CDW’s education business saw a double-digit increase in higher education but still lower year-over-year K-12 performance, resulting in an overall education sales decrease of 1 percent, Leahy said.
“Higher-education institutions’ ongoing emphasis on student enrollment drove investments in enhanced security as well as campus connectivity and dorm room experiences,” she said. “The team’s ability to deliver these solutions drove double-digit growth across cloud, netcom, storage, software and security. Client devices were flat as the volume decline was offset by a mix into higher-value units, which drove strong ASP performance.”
All three of CDW’s portfolio categories—hardware, software and services—were impacted by commercial pressure with deferral of major hardware projects resulting in lower volumes in services and solutions, resulting in a year-over-year drop in hardware sales of 11 percent, Leahy said.
However, she said, the company’s netcom, or network and communications, sales had meaningful increases across all customer end markets.
“This strong performance was largely driven by improvements in supply and continued work on customer’s network modernization projects,” she said.
Services were relatively flat year on year, with growth in some areas offset by services attached to transactional and solutions hardware, Leahy said.
Professional services were solid and while managed services activity was solid, given extended sales cycles the impact on net sales was minimal, she said.
Security remained a key focus area for customers with spending up single digits, Leahy said, with top growth categories including endpoint security, e-mail security, identity management and physical security.
Cloud remained an important driver of performance across CDW, with productivity, Infrastructure as a Service, and security the top three workloads in the quarter, she said. Each of thecustomer end markets posted double-digit increases in cloud, customer spend and gross profit, she said.
CDW continues to invest in future technologies to help drive growth going forward, Leahy said. One such technology is data analytics underpinned by the intimate knowledge the company has about its customers thanks to deep and long-lasting relationships, she said.
“They are also underpinned by our broad and comprehensive product portfolio, which provides extensive historical information about buying patterns across industries and verticals,” she said. “This proprietary customer and product knowledge powers our data analytics that helps create robust and data-driven predictive models, models that identify customer needs and create personalized and targeted outreach to drive tailored services, products and solutions, solutions that help our customers accelerate their strategies and achieve their missions.”
Just as important is CDW’s investment in AI, the adoption of which feels very much like other transformative technologies of the past, Leahy said.
“Customers recognize the evolutionary benefits of AI, yet they face incredible complexity and choice, complexity and choice that plays to our strengths and our value proposition as a trusted partner and adviser,” she said. “And just as we have in the past, we have made and will continue to make the investments necessary to ensure we are ready, ready to lead the market and ready to help our customers maximize the return on their AI investments.”

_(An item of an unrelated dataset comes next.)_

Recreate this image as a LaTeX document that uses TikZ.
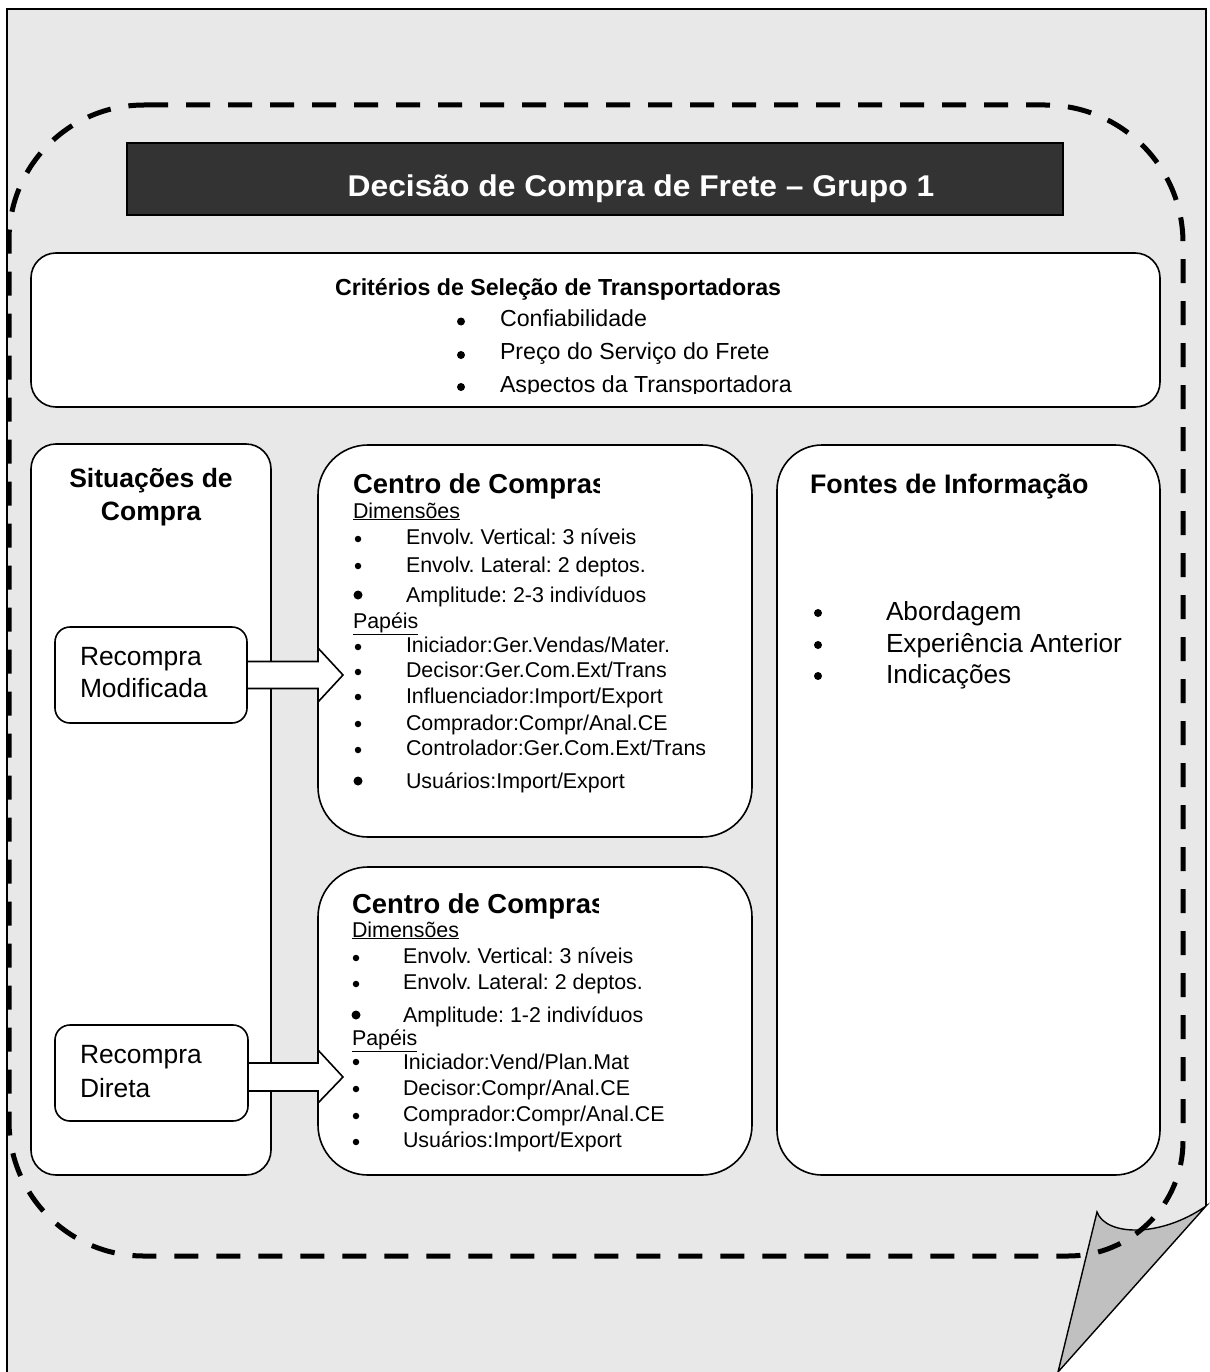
\documentclass[tikz,border=0pt]{standalone}
\usepackage{fontspec}
\setmainfont{Liberation Sans}
\usetikzlibrary{calc}
\definecolor{pagegray}{HTML}{E8E8E8}
\definecolor{flapgray}{HTML}{C0C0C0}
\definecolor{titlegray}{HTML}{333333}
\newcommand{\fs}[1]{\fontsize{#1}{#1}\selectfont}
% bullet line: name, bullet x, text x, baseline y, bullet y, bullet size, text
\newcommand{\bulletline}[7]{%
  \node[bulletdot=#6] (#1dot) at (#2,#5) {};
  \node[txt] (#1) at (#3,#4) {#7};}

\begin{document}
\frenchspacing
\begin{tikzpicture}[x=1pt,y=-1pt,
  panel/.style={draw=black, line width=1.6pt, fill=white, inner sep=0pt,
    outer sep=0pt, anchor=north west},
  txt/.style={anchor=base west, inner sep=0pt, outer sep=0pt},
  bulletdot/.style={circle, fill=black, draw=none, inner sep=0pt, minimum size=#1},
  bulletdot/.default=7pt,
  blockarrow/.style={draw=black, line width=1.6pt, fill=white, line join=miter},
  frame/.style={line width=5pt, dash pattern=on 24pt off 18pt}]

\useasboundingbox (0,0) rectangle (1209,1372);

% sheet of paper with a turned-up corner
\fill[pagegray] (7,9) -- (1206,9) -- (1206,1206) -- (1058,1372) -- (7,1372) -- cycle;
\draw[line width=1.6pt] (7,1380) -- (7,9) -- (1206,9) -- (1206,1206);
\draw[line width=1.4pt, fill=flapgray, line join=miter]
  (1097,1212) .. controls (1106,1236) and (1160,1238) .. (1206,1206)
  -- (1058,1372) -- cycle;

% dashed rounded frame
\draw[frame] (144,105) -- (1045,105)
  .. controls (1121.2,105) and (1183,166.8) .. (1183,243)
  -- (1183,1141)
  .. controls (1183,1204.5) and (1131.5,1256) .. (1068,1256)
  -- (144,1256)
  .. controls (69.4,1256) and (9,1195.6) .. (9,1121)
  -- (9,240)
  .. controls (9,165.4) and (69.4,105) .. (144,105) -- cycle;

% title bar
\node[panel, fill=titlegray, line width=1.2pt, minimum width=936pt, minimum height=72pt]
  (title) at (127,143) {};
\node[anchor=base, inner sep=0pt, text=white, font=\bfseries\fs{30}]
  (titletext) at (641,197) {\scalebox{1.06}[1]{Decisão de Compra de Frete – Grupo 1}};

% panels
\node[panel, rounded corners=25pt, minimum width=1129pt, minimum height=154pt] (crit) at (31,253) {};
\node[panel, rounded corners=25pt, minimum width=240pt, minimum height=731pt] (sit) at (31,444) {};
\node[panel, rounded corners=50pt, minimum width=434pt, minimum height=392pt] (cc1) at (318,445) {};
\node[panel, rounded corners=50pt, minimum width=434pt, minimum height=308pt] (cc2) at (318,867) {};
\node[panel, rounded corners=45pt, minimum width=383pt, minimum height=730pt] (fontes) at (777,445) {};
\node[panel, rounded corners=15pt, minimum width=192pt, minimum height=96pt] (rm) at (55,627) {};
\node[panel, rounded corners=15pt, minimum width=193pt, minimum height=96pt] (rd) at (55,1025) {};

% selection criteria
\begin{scope}[txt/.append style={font=\fs{23.2}}]
  \node[txt, font=\bfseries\fs{23.2}] (crithead) at (335,295) {Critérios de Seleção de Transportadoras};
  \bulletline{cr1}{461}{500}{326}{321.5}{8pt}{Confiabilidade}
  \bulletline{cr2}{461}{500}{359}{355}{8pt}{Preço do Serviço do Frete}
  \begin{scope}
    \clip (31,253) rectangle (1160,393);
    \bulletline{cr3}{461}{500}{392}{387}{8pt}{Aspectos da Transportadora}
  \end{scope}
\end{scope}

% buying situations
\node[anchor=base, inner sep=0pt, font=\bfseries\fs{26.5}] (sit1) at (151,487) {Situações de};
\node[anchor=base, inner sep=0pt, font=\bfseries\fs{26.5}] (sit2) at (151,520) {Compra};
\node[txt, font=\fs{26.4}] (rm1) at (80,665) {Recompra};
\node[txt, font=\fs{26.4}] (rm2) at (80,697) {Modificada};
\node[txt, font=\fs{26.4}] (rd1) at (80,1063) {Recompra};
\node[txt, font=\fs{26.4}] (rd2) at (80,1097) {Direta};

% buying centre, modified rebuy
\begin{scope}
  \clip (318,440) rectangle (599,505);
  \node[txt, font=\bfseries\fs{27.4}] (cc1head) at (353,493) {Centro de Compras};
\end{scope}
\begin{scope}[txt/.append style={font=\fs{21.4}}]
  \node[txt] (cc1dim) at (353,518) {\underline{Dimensões}};
  \bulletline{ca1}{358}{406}{544}{539}{6.5pt}{Envolv. Vertical: 3 níveis}
  \bulletline{ca2}{358}{406}{572}{566}{6.5pt}{Envolv. Lateral: 2 deptos.}
  \bulletline{ca3}{358}{406}{602}{595}{9pt}{Amplitude: 2-3 indivíduos}
  \node[txt] (cc1pap) at (353,628) {\underline{Papéis}};
  \bulletline{ca4}{358}{406}{652}{647}{6.5pt}{Iniciador:Ger.Vendas/Mater.}
  \bulletline{ca5}{358}{406}{677}{672}{6.5pt}{Decisor:Ger.Com.Ext/Trans}
  \bulletline{ca6}{358}{406}{703}{697}{6.5pt}{Influenciador:Import/Export}
  \bulletline{ca7}{358}{406}{730}{724}{6.5pt}{Comprador:Compr/Anal.CE}
  \bulletline{ca8}{358}{406}{755}{750}{6.5pt}{Controlador:Ger.Com.Ext/Trans}
  \bulletline{ca9}{358}{406}{788}{781}{9pt}{Usuários:Import/Export}
\end{scope}

% buying centre, straight rebuy
\begin{scope}
  \clip (318,862) rectangle (598,925);
  \node[txt, font=\bfseries\fs{27.4}] (cc2head) at (352,913) {Centro de Compras};
\end{scope}
\begin{scope}[txt/.append style={font=\fs{21.4}}]
  \node[txt] (cc2dim) at (352,937) {\underline{Dimensões}};
  \bulletline{cb1}{356}{403}{963}{958}{6.5pt}{Envolv. Vertical: 3 níveis}
  \bulletline{cb2}{356}{403}{989}{984}{6.5pt}{Envolv. Lateral: 2 deptos.}
  \bulletline{cb3}{356}{403}{1022}{1015}{9pt}{Amplitude: 1-2 indivíduos}
  \node[txt] (cc2pap) at (352,1045) {\underline{Papéis}};
  \bulletline{cb4}{356}{403}{1069}{1062}{6.5pt}{Iniciador:Vend/Plan.Mat}
  \bulletline{cb5}{356}{403}{1095}{1089}{6.5pt}{Decisor:Compr/Anal.CE}
  \bulletline{cb6}{356}{403}{1121}{1116}{6.5pt}{Comprador:Compr/Anal.CE}
  \bulletline{cb7}{356}{403}{1147}{1142}{6.5pt}{Usuários:Import/Export}
\end{scope}

% information sources
\node[txt, font=\bfseries\fs{26.8}] (fonteshead) at (810,493) {Fontes de Informação};
\begin{scope}[txt/.append style={font=\fs{26.2}}]
  \bulletline{fi1}{818}{886}{620}{613}{8pt}{Abordagem}
  \bulletline{fi2}{818}{886}{652}{645}{8pt}{Experiência Anterior}
  \bulletline{fi3}{818}{886}{683}{676}{8pt}{Indicações}
\end{scope}

% block arrows from the situations to the buying centres
\coordinate (a1) at (rm.east -| cc1.west);
\draw[blockarrow] ($(rm.east)+(0,-13.5)$) -- ($(a1)+(0,-13.5)$) -- ($(a1)+(0,-27)$)
  -- ($(a1)+(25,0)$) -- ($(a1)+(0,27)$) -- ($(a1)+(0,13.5)$) -- ($(rm.east)+(0,13.5)$) -- cycle;
\coordinate (b0) at ($(rd.east)+(0,4)$);
\coordinate (b1) at (b0 -| cc2.west);
\draw[blockarrow] ($(b0)+(0,-14)$) -- ($(b1)+(0,-14)$) -- ($(b1)+(0,-27)$)
  -- ($(b1)+(25,0)$) -- ($(b1)+(0,26)$) -- ($(b1)+(0,14)$) -- ($(b0)+(0,14)$) -- cycle;

\end{tikzpicture}
\end{document}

For its second fiscal quarter 2023, which ended June 30, CDW reported net sales of $5.63 billion, which was down about 8.5 percent over the $6.15 billion the company reported for the second fiscal quarter 2022.
This included the company’s corporate revenue of $2.25 billion, down 15.6 percent; small-business revenue of $396.2 million, down 20.8 percent; government revenue of $681.2 million, up 11.8 percent; education revenue of $1.03 billion, down 1.4 percent, health-care revenue of $587.1 million, down 0.9 percent; and other revenue of $689.8 percent, down 7 percent.
Total revenue beat analyst expectations by $250 million, according to Seeking Alpha.
CDW also reported GAAP net income for the quarter of $262.6 million, or $1.92 per share, down from last year’s $279.3 million, or $2.04 per share. On a non-GAAP basis, CDW reported net income of $349.0 million, or $2.56 per share, up from last year’s $339.5 million, or $2.49 per share.
Non-GAAP earnings beat analyst expectations by 23 cents per share, according to Seeking Alpha.
Investors reacted positively to CDW’s second-quarter financials, driving share prices for the day up over 5 percent to close at $197 per share. However, share prices fell by 96 cents per share in after-hours trading.